Like many of us, I had trouble writing anything new during the pandemic and lockdown. I was able to read a lot (and sleep a lot) but didn’t feel like I wanted to textually record what I (and we all) was experiencing.
At the same time, I was greatly disturbed by the fascist occupation of Ottawa by the trucker convoy in the Winter of 2022 and followed the news there daily. There was also a lot of helplessness, and activism appeared futile. My partner did her best to disrupt the convoy’s attempt to occupy Toronto, whereas I would walk our neighbourhood removing and destroying fascist posters and propaganda.
By early Spring 2023 it started to feel that the tides were turning. Most reasonable people were realizing that the convoy was backed by American and other dark monies and was actually more about attempting to overthrow a moderate to (occasionally) progressive government than anything about vaccines or travel restrictions.
At this point enter Elon Musk with his hostile and politically-motivated takeover of Twitter.

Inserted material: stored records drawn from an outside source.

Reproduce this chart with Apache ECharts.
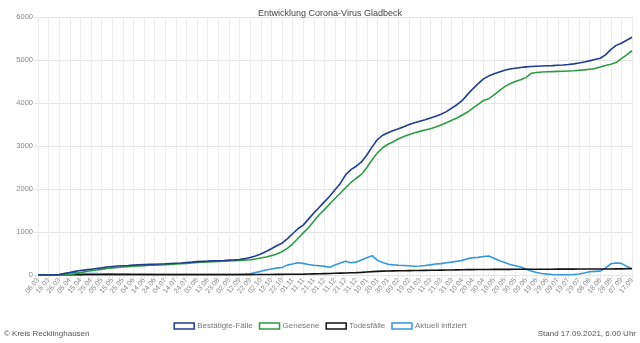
<!DOCTYPE html>
<html><head><meta charset="utf-8">
<script src="https://cdn.jsdelivr.net/npm/echarts@6/dist/echarts.min.js"></script>
<style>html,body{margin:0;padding:0;background:#fff}#c{width:640px;height:343px}</style>
</head><body><div id="c"></div>
<script>
// categories: every 5 days from 06.03.2020 to 17.09.2021
const dates = ["06.03","11.03","16.03","21.03","26.03","31.03","05.04","10.04","15.04","20.04","25.04","30.04","05.05","10.05","15.05","20.05","25.05","30.05","04.06","09.06","14.06","19.06","24.06","29.06","04.07","09.07","14.07","19.07","24.07","29.07","03.08","08.08","13.08","18.08","23.08","28.08","02.09","07.09","12.09","17.09","22.09","27.09","02.10","07.10","12.10","17.10","22.10","27.10","01.11","06.11","11.11","16.11","21.11","26.11","01.12","06.12","11.12","16.12","21.12","26.12","31.12","05.01","10.01","15.01","20.01","25.01","30.01","04.02","09.02","14.02","19.02","24.02","01.03","06.03","11.03","16.03","21.03","26.03","31.03","05.04","10.04","15.04","20.04","25.04","30.04","05.05","10.05","15.05","20.05","25.05","30.05","04.06","09.06","14.06","19.06","24.06","29.06","04.07","09.07","14.07","19.07","24.07","29.07","03.08","08.08","13.08","18.08","23.08","28.08","02.09","07.09","12.09","17.09"];

const bestaetigt = [0,0,1,3,10,35,60,85,105,120,135,150,165,185,198,208,215,222,230,237,242,246,250,255,260,266,272,278,290,300,312,318,322,328,332,338,345,352,362,380,405,440,490,545,610,680,740,840,960,1075,1160,1300,1440,1570,1700,1830,1980,2130,2330,2450,2530,2630,2790,2980,3150,3250,3310,3360,3400,3450,3500,3540,3575,3610,3650,3690,3740,3800,3880,3960,4060,4200,4330,4450,4560,4630,4680,4720,4760,4790,4810,4825,4840,4850,4855,4860,4865,4870,4878,4885,4895,4910,4930,4955,4980,5010,5040,5120,5240,5340,5390,5460,5530];

const genesen = [0,0,0,0,0,2,10,30,55,80,100,115,130,150,165,175,185,195,205,212,218,225,230,235,242,248,255,262,270,280,290,298,303,308,315,320,327,332,340,345,355,370,395,420,450,490,540,620,720,850,980,1100,1250,1400,1520,1650,1780,1900,2030,2150,2250,2340,2500,2680,2840,2960,3040,3100,3170,3220,3270,3310,3340,3370,3400,3440,3490,3540,3600,3650,3720,3790,3880,3970,4060,4100,4190,4290,4380,4450,4500,4540,4590,4690,4710,4720,4725,4730,4735,4740,4745,4750,4760,4770,4785,4800,4835,4870,4900,4940,5030,5120,5215];

const todesfaelle = [0,0,0,0,0,0,1,2,4,5,6,7,7,8,8,8,8,8,8,8,8,8,8,8,8,8,8,8,8,8,8,9,9,9,9,9,9,9,9,9,9,10,11,12,13,14,15,16,17,19,21,24,27,30,33,36,40,44,48,52,56,62,70,78,85,90,93,96,98,100,102,104,106,108,110,112,114,116,118,120,122,124,126,127,128,129,130,130,131,131,132,132,133,133,134,134,135,135,136,136,137,137,138,138,139,139,140,140,141,142,143,144,145];

const aktuell = [0,0,1,3,10,33,50,55,48,38,35,33,30,30,28,25,22,20,18,16,15,14,13,12,12,12,12,12,12,12,13,13,12,12,12,12,12,12,15,20,30,60,85,115,140,160,175,230,255,285,270,245,225,215,200,180,230,280,320,285,300,350,400,450,340,290,250,235,225,220,215,205,210,220,235,255,265,285,300,320,340,380,400,410,430,440,390,330,290,245,215,185,140,95,60,35,20,10,7,6,7,12,25,45,75,85,90,160,260,280,270,200,150];

const yTicks = [0,1000,2000,3000,4000,5000,6000];
const seriesNames = ["Bestätigte-Fälle","Genesene","Todesfälle","Aktuell infiziert"];
const colors = ["#1f3d8c","#2f9a44","#111111","#3597db"];
const titleText = "Entwicklung Corona-Virus Gladbeck";
const sourceText = "© Kreis Recklinghausen";
const standText = "Stand 17.09.2021, 6.00 Uhr";

const chart = echarts.init(document.getElementById('c'));
const font = "'Liberation Sans', Arial, Helvetica, sans-serif";
const valuesList = [bestaetigt, genesen, todesfaelle, aktuell];
const order = [3,2,1,0];
chart.setOption({
  animation: false,
  textStyle: {fontFamily: font},
  title: {text: titleText, left: 325, textAlign: 'center', top: 4,
    textStyle: {fontSize: 9, fontWeight: 'normal', color: '#444', fontFamily: font}},
  grid: {left: 38, right: 8, top: 17, bottom: 68, containLabel: false},
  legend: {
    top: 317, left: 'center', itemWidth: 20, itemHeight: 6, itemGap: 6, icon: 'rect',
    textStyle: {fontSize: 8, color: '#777', fontFamily: font, padding: [0,0,0,-2]},
    data: seriesNames.map((n, i) => ({name: n, itemStyle: {color: '#fff', borderColor: colors[i], borderWidth: 1.5}}))
  },
  xAxis: {
    type: 'category', data: dates, boundaryGap: false,
    axisLine: {show: true, lineStyle: {color: '#e4e4e4'}},
    axisTick: {show: true, interval: 1, length: 4, lineStyle: {color: '#e4e4e4'}},
    axisLabel: {interval: 1, rotate: 50, fontSize: 7, color: '#888', margin: 4, fontFamily: font},
    splitLine: {show: true, interval: 1, lineStyle: {color: '#ececec', width: 1}}
  },
  yAxis: {
    type: 'value', min: yTicks[0], max: yTicks[yTicks.length-1], interval: 1000,
    axisLine: {show: false},
    axisTick: {show: true, length: 4, lineStyle: {color: '#e4e4e4'}},
    axisLabel: {fontSize: 7.5, color: '#888', margin: 5, fontFamily: font, formatter: v => String(v)},
    splitLine: {show: true, lineStyle: {color: '#e4e4e4', width: 1}}
  },
  series: order.map(i => ({
    name: seriesNames[i], type: 'line', data: valuesList[i], showSymbol: false, symbol: 'none',
    lineStyle: {color: colors[i], width: 1.6},
    itemStyle: {color: colors[i]}, z: 2 + (3 - i)
  })),
  graphic: [
    {type: 'text', left: 4, top: 330, style: {text: sourceText, fontSize: 8, fill: '#555', fontFamily: font}},
    {type: 'text', right: 4, top: 330, style: {text: standText, fontSize: 8, fill: '#555', fontFamily: font}}
  ]
});
</script></body></html>
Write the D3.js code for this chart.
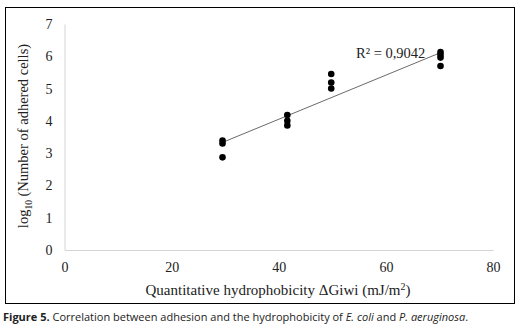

I had never been a huge user of social media (a proud abstainer from Facebook for more than 19 years) but I did enjoy using Twitter as a newsfeed and for keeping up with poetry publications. As each week passed, and changes were made to the algorithms and safety measures, and fascists returned to the platform (and were aggressively promoted) the app became more and more unusable. For a time I tried to challenge the right-wing discourse, but the trolls kept mushrooming faster that you could hit the block. So I decided to darken my account. It was time to kick Twitter.
Once that happened I felt a great lightness. I didn’t need the save the world (as if I ever could) but I still wanted to respond to events, and hopefully rally the forces of good. It was time to start writing poetry again! [insert “laughing until you cry” emoji here].
As usual I needed a constraint, and I went back to one that I had used as the opening sequence in American Standard/ Canada Dry— that of measuring by number of words (of any length) rather than by accent or syllable. So the aforementioned was 10 stanzas of 10 lines of 10 words, a form I thought I might have invented until Lisa Robertson told me that Zukofsky had used something similar in 80 Flowers.
For Mayday I decided, as there were 31 days in the month, to write one 31 word poem for each day of the month, reflecting on current events and on my life. So a daybook of sorts, but also a constrained autobiography as I approached my 53rd year.
The sequence opens with the death of Gordon Lightfoot on May 1st, and soon becomes a meditation on the use (and misuse) of nationalism. Other concerns include the aging male subject, and looking to Modernist moments of crisis as possible examples for resisting fascism (Surrealism vs. Celine for example). Some more obscure moments might be when I take on Eugen Gomringer’s sexist poem “avenidas” or when I rewrite a song by Big Dipper (the 1980s college rock band from Boston)—but hey, my tastes are nothing but catholic.
The poem ends with my 53rd birthday on the horizon. I happened to be listening to the first Ramones album and fixated on the atypical track “53rd and 3rd”—an intersection in New York where Dee Dee Ramone did sex work, but also a song where the exploited takes revenge on male predators . It’s strange moment of hope, where Dee Dee takes out his razorblade, but it somehow cheered me, and made me want to stick around on this planet for another year: “I’ll see you there.”
A final note on the poem’s title. May Day, as two separate words, signifies both the arrival of Spring, but also International Workers’ Day (with all its Marxist implications). When you lower the case and put the two words together it becomes the international signal for distress: mayday.
So let’s reverse that order, which is my intention for the poem: a call for help, a call to arms, a call for hope.
Stephen Cain lives, teaches, writes, & walks with gratitude in Tkaronto. His newest poetry collection, Walking & Stealing, is forthcoming from Book*hug Press.